[START]
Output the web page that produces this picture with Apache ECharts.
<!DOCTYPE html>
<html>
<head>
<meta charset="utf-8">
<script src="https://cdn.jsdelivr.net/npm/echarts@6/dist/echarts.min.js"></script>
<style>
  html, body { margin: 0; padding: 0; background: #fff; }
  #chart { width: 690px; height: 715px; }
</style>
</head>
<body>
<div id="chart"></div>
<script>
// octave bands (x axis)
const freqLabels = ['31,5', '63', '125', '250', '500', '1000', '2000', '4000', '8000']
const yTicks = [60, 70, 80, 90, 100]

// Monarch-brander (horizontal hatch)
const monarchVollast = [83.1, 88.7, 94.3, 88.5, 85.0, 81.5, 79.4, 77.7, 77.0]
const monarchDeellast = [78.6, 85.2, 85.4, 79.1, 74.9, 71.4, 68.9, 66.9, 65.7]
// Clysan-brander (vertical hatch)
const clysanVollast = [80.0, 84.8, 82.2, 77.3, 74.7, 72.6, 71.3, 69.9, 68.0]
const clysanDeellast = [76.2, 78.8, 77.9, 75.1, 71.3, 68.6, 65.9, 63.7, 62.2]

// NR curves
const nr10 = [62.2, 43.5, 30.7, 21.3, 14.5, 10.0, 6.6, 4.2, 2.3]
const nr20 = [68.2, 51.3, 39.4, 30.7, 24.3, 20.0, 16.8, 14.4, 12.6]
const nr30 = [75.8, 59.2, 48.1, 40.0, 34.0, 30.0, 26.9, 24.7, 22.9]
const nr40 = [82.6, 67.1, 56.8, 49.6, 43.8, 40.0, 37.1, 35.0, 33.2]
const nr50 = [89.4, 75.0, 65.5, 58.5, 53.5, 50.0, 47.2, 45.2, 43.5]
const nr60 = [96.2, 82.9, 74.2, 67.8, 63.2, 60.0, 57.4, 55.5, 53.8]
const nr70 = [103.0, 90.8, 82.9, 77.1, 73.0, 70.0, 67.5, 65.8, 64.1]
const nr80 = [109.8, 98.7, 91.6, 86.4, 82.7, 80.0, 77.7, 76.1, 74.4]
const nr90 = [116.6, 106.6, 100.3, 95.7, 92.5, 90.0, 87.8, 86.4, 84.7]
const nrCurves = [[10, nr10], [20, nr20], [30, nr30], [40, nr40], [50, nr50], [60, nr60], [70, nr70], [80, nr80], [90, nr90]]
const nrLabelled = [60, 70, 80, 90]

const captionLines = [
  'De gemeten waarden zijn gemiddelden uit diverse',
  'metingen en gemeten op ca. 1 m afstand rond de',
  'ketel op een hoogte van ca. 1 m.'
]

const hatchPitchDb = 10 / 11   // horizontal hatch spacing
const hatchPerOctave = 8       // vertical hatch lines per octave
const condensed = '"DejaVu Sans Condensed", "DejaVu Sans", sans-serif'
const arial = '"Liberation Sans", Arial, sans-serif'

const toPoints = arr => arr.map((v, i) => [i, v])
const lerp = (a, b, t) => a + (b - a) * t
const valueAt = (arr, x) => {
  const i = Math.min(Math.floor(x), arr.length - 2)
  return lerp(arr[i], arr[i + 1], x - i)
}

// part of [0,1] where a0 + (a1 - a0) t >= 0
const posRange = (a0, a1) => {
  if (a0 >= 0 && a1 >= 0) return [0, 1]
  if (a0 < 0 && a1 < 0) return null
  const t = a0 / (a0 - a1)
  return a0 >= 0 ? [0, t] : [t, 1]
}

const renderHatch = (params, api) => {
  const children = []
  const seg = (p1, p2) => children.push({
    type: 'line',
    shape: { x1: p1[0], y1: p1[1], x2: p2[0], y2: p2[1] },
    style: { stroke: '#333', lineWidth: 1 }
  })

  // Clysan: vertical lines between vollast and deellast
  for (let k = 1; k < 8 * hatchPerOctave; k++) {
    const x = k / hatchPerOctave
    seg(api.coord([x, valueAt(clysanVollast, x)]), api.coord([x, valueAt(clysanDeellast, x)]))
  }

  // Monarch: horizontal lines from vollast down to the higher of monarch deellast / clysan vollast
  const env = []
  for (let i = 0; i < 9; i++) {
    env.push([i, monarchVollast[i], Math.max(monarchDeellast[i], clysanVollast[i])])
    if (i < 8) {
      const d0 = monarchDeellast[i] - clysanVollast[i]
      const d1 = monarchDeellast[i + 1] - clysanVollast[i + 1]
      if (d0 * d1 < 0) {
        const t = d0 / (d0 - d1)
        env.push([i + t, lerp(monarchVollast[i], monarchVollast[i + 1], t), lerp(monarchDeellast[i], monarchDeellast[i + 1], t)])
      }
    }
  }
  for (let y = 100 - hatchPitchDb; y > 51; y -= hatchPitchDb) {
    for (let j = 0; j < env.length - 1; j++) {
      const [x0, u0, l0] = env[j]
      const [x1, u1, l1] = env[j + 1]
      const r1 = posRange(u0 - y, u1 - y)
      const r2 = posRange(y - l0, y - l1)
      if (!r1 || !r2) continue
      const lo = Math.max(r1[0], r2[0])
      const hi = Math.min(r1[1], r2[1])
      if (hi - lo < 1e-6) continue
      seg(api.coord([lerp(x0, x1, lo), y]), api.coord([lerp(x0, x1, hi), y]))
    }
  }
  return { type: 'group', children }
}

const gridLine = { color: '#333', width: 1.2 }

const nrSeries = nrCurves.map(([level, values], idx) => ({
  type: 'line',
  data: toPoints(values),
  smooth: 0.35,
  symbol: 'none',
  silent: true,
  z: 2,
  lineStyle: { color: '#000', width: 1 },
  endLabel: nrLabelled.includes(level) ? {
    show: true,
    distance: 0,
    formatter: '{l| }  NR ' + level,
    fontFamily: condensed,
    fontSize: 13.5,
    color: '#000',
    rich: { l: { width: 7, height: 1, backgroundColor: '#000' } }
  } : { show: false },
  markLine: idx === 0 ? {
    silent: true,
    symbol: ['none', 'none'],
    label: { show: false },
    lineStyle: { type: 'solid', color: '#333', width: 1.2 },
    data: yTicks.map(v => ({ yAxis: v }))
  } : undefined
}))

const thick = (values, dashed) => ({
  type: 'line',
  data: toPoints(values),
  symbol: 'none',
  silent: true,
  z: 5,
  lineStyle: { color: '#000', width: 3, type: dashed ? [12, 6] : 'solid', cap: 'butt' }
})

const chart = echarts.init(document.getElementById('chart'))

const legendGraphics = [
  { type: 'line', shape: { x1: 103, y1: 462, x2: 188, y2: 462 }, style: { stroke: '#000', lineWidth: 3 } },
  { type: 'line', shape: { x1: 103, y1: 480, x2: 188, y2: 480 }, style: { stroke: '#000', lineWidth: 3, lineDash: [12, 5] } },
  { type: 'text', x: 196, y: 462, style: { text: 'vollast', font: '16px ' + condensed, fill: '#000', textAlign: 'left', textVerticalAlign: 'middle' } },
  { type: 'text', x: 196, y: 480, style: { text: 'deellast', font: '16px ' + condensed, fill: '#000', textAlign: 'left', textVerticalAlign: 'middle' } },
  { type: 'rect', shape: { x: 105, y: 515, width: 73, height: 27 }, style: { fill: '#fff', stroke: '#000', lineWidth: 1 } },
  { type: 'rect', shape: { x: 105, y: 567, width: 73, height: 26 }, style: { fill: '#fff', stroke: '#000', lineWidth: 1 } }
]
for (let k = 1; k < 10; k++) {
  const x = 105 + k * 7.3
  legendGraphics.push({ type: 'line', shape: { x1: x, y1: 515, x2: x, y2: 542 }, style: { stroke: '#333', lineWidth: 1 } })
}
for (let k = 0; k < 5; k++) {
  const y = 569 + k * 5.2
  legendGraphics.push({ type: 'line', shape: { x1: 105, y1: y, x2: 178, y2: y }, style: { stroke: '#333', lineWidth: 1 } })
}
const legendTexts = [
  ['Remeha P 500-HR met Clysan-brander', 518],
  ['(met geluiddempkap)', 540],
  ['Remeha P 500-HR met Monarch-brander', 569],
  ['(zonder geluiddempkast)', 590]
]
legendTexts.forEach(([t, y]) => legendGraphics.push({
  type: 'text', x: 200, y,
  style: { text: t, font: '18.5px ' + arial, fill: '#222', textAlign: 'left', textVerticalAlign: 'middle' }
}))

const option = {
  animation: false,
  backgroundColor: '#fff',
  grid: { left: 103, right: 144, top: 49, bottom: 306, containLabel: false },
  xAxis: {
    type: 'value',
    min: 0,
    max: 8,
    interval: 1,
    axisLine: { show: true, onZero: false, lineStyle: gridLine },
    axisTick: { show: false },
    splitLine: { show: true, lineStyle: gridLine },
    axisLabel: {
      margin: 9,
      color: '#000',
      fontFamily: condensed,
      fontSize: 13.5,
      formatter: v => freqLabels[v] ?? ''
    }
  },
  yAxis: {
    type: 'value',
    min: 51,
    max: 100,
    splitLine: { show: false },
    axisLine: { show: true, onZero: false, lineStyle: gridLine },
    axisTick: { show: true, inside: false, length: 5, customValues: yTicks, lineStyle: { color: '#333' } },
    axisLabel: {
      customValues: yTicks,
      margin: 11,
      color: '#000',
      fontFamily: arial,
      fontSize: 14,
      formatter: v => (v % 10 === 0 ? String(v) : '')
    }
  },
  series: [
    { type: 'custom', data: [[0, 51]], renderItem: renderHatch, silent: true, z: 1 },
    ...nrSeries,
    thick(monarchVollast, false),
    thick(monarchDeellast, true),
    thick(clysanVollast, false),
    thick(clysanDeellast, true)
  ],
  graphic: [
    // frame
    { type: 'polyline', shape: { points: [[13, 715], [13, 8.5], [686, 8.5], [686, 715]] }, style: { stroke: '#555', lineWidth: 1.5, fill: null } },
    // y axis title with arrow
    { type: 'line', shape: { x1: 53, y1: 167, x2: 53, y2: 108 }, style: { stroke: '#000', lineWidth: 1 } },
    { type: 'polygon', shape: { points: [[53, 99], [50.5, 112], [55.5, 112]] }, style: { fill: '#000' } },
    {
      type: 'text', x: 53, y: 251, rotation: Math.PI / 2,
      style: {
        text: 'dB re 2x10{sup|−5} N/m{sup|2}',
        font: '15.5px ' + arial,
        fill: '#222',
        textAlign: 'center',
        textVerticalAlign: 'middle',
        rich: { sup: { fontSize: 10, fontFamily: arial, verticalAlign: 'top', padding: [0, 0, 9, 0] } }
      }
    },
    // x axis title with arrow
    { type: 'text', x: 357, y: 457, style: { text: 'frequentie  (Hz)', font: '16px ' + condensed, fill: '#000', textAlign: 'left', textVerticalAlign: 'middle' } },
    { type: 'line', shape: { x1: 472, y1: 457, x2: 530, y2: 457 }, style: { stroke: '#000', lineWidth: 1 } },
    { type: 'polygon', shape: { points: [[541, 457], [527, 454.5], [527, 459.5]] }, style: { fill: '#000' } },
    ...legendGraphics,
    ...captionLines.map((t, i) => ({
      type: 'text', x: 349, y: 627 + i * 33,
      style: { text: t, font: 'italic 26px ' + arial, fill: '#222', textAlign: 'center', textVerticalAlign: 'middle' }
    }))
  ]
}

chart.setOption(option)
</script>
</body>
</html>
[END]
[START]
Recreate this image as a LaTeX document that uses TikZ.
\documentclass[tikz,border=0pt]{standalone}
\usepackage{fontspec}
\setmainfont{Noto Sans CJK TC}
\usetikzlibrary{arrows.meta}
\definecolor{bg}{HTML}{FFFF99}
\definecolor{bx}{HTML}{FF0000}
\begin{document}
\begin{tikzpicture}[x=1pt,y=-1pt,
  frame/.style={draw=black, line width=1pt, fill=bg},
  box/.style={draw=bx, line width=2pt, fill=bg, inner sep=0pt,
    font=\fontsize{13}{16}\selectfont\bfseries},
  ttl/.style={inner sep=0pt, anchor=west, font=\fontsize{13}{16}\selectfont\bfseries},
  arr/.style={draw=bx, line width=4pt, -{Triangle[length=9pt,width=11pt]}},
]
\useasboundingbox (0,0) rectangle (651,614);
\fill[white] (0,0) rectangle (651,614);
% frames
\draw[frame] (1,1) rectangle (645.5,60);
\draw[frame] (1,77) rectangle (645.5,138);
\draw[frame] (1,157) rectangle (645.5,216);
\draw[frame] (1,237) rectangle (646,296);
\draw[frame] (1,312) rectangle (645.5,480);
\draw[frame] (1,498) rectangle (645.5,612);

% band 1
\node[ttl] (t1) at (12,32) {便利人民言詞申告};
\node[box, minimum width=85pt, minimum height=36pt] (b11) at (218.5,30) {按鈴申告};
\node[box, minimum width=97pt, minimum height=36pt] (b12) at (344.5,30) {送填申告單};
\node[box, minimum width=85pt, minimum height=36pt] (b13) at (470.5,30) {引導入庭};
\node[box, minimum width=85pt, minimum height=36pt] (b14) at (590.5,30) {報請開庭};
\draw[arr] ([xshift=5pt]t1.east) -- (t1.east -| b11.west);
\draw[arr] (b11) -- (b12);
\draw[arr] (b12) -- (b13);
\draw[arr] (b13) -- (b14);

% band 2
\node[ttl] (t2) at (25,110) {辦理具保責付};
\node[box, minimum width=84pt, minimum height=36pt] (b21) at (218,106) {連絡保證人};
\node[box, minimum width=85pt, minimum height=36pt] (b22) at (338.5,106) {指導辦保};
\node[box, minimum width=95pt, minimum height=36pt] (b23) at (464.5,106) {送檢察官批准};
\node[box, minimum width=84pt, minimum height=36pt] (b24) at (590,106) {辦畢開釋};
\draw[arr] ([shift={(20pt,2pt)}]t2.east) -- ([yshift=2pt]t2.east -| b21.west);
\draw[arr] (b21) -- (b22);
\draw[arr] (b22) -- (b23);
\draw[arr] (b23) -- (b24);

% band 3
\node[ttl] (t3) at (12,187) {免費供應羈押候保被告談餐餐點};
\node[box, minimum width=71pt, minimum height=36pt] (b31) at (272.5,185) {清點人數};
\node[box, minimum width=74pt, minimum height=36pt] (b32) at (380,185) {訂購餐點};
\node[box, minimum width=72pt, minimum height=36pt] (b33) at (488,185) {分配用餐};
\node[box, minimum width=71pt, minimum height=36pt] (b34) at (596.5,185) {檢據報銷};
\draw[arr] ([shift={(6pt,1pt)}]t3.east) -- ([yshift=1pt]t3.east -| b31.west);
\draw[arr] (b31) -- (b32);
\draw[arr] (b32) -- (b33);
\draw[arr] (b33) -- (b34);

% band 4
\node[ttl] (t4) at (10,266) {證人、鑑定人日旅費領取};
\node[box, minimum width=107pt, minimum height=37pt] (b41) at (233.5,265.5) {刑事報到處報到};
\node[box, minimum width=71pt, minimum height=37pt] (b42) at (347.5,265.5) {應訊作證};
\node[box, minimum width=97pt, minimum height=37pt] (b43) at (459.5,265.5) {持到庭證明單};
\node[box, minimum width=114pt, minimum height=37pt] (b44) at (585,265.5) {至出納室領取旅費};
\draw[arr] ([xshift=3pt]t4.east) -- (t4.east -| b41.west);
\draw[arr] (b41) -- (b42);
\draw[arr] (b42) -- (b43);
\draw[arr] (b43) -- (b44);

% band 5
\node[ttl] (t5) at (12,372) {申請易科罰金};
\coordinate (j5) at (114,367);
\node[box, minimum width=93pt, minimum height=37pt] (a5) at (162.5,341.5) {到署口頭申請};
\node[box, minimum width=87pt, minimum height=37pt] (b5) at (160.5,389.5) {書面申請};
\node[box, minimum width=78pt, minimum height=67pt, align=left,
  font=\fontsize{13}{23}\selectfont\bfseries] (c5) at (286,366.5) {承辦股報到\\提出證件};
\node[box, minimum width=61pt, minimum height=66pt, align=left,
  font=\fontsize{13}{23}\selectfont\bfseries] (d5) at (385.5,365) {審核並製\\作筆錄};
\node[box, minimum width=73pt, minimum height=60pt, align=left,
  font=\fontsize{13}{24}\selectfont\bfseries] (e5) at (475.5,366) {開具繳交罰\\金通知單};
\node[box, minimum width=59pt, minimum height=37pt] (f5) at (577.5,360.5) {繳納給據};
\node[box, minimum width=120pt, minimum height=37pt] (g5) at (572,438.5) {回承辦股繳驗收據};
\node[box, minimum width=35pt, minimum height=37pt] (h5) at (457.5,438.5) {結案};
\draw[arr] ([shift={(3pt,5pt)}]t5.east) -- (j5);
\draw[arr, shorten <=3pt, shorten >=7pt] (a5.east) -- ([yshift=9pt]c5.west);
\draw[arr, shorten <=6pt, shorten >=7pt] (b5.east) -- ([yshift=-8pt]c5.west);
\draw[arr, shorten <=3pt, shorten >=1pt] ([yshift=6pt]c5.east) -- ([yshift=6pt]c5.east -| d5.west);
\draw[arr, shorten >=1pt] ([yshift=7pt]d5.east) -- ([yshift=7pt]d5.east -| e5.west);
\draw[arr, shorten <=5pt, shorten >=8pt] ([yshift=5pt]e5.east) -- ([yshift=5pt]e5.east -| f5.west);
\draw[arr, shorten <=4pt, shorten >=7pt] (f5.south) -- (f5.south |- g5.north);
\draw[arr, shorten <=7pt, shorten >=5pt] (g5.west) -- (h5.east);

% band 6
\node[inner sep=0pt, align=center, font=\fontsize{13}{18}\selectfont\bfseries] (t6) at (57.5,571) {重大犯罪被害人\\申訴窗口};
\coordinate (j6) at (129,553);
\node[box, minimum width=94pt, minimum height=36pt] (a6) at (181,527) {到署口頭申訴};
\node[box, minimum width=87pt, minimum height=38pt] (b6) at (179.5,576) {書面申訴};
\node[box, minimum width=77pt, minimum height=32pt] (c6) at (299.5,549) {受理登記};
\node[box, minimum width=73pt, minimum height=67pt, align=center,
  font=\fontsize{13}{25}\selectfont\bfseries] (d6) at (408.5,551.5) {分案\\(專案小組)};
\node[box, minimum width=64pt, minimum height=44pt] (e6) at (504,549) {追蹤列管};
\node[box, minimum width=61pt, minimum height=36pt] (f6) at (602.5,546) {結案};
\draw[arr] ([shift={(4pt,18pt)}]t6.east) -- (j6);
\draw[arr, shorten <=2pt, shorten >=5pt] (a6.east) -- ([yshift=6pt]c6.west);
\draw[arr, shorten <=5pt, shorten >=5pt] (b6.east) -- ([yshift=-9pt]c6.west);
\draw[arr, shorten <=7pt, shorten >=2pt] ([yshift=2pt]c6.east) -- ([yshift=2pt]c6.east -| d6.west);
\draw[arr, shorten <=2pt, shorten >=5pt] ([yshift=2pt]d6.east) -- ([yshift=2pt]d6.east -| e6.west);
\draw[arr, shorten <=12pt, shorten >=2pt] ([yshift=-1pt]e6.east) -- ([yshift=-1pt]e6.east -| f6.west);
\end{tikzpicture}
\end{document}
[END]
Output nothing except the lines from the line with "Output the web" through the line with "const yTicks = [60, 70, 80, 90, 100]", copied exactly, end lines included.

▸ **WRITTEN RESPONSE**:
Output the web page that produces this picture with Apache ECharts.
<!DOCTYPE html>
<html>
<head>
<meta charset="utf-8">
<script src="https://cdn.jsdelivr.net/npm/echarts@6/dist/echarts.min.js"></script>
<style>
  html, body { margin: 0; padding: 0; background: #fff; }
  #chart { width: 690px; height: 715px; }
</style>
</head>
<body>
<div id="chart"></div>
<script>
// octave bands (x axis)
const freqLabels = ['31,5', '63', '125', '250', '500', '1000', '2000', '4000', '8000']
const yTicks = [60, 70, 80, 90, 100]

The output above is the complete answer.